Maar met een neutronenbom van 1 kiloton wordt de bemanning van bijvoorbeeld een T-72-tank op een afstand van zevenhonderd meter uitgeschakeld. Dit is veel verder dan de 360 meter die een gewone atoombom kan bereiken. Van die T-720-tank was trouwens in de jaren zeventig in het Westen niet veel bekend, maar men vermoedde wel dat hij grote snelheid, vuurkracht en zeer sterke bepantsering had. Een neutronenbom zou ook een prima wapen zijn tegen de raketten van het Warschaupact, omdat de straling de elektronica van de besturing ervan kapot maakt. Trouwens, zo’n bom van 1 kiloton zou bij ontploffing in de directe omgeving ook veel gebouwen vernietigen. De bewering dat een neutronenbom de bebouwing laat staan moet dus wel enigszins worden genuanceerd.

Neutronenbom

Het massale volksprotest tegen de neutronenbom begon in Nederland. Hier richtte de communistische partij CPN in 1977 de actiegroep Stop de Neutronenbom op, die brede steun van de Nederlandse bevolking kreeg. De groep zamelde meer dan een miljoen handtekeningen tegen het wapen in en organiseerde een internationale estafette ertegen. De actiegroep liet vrachtautoladingen gele posters drukken met het opschrift Stop de Neutronenbom. In april 1978 waren er al 400.000 van verspreid. Dat vormde ook een bron van inkomsten. De posters werden voor één gulden per stuk verkocht, maar er werden er ook heel veel gratis weggegeven. De posters verschenen achter tienduizenden ramen.

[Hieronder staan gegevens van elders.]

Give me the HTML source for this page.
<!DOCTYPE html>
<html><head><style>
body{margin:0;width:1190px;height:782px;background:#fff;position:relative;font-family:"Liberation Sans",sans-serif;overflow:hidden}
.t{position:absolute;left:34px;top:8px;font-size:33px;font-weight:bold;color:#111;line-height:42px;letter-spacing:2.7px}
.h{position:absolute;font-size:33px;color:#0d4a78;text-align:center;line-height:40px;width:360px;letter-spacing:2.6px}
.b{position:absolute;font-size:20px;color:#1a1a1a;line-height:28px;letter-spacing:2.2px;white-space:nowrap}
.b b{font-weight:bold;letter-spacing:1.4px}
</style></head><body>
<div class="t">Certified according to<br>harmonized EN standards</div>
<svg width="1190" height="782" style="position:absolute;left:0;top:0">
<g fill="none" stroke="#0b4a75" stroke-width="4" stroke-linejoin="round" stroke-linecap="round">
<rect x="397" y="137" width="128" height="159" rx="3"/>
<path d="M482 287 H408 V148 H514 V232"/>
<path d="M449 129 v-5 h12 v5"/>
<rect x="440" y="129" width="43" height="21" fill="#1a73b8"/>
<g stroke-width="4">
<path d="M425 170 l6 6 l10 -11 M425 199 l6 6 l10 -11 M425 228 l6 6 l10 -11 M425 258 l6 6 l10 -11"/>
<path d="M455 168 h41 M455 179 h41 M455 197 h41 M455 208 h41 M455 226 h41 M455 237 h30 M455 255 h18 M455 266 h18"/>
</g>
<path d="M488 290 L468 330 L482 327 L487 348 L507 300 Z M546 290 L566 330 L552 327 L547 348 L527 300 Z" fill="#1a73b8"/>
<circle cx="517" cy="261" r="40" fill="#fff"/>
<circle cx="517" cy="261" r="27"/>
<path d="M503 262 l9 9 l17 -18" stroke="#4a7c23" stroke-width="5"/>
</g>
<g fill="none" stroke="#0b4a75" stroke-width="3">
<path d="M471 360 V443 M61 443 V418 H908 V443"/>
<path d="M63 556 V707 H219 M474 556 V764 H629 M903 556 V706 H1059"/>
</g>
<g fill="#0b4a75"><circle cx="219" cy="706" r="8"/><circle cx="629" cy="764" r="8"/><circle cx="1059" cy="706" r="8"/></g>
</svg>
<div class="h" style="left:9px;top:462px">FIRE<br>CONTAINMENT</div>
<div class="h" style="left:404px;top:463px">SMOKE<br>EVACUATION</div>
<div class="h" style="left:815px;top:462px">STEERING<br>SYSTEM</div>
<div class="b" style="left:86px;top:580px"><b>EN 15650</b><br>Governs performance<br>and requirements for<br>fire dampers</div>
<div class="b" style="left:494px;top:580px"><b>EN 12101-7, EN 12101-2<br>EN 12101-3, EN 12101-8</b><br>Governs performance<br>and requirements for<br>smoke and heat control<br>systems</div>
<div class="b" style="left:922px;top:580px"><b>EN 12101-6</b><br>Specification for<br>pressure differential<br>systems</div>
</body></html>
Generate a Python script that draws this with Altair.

In samenwerking met zusterpartijen in Europa werd de actie eveneens internationaal gevoerd. In maart 1978 werd een demonstratie in Amsterdam gehouden waaraan 50.000 mensen meededen. Ook de PvdA richtte een club op tegen de neutronenbom. Binnen de kerken en het CDA waren eveneens veel mensen tegen het wapen. Zo trad de christendemocratische minister van Defensie Roelof Kruisinga in 1978 af, omdat hij zich naar eigen zeggen niet kon verenigen met de ontwikkeling van de neutronenbom. De beweging tegen de neutronenbom verbreedde zich al snel tot een grote anti-kernwapenbeweging van ver-schillende clubs waarin naast politieke partijen ook organisaties als Pax Christi, het Interkerkelijk Vredesberaad (IKV) en vakbond FNV actief waren.

Pikant

Pikant is dat het Comité Stop de Neutronenbom op instigatie van Moskou werd opgericht. Het Kremlin zag de strategische bedreiging die van de neutronenbom uitging. De actie werd financieel in belangrijke mate vanuit de DDR gesteund. Uit onderzoek van historica Beatrice de Graaf bleek dat er circa 140.000 gulden vanuit Oost-Berlijn naar het Comité is overgemaakt. Dit is trouwens later ontkend door de belangrijkste betrokkenen.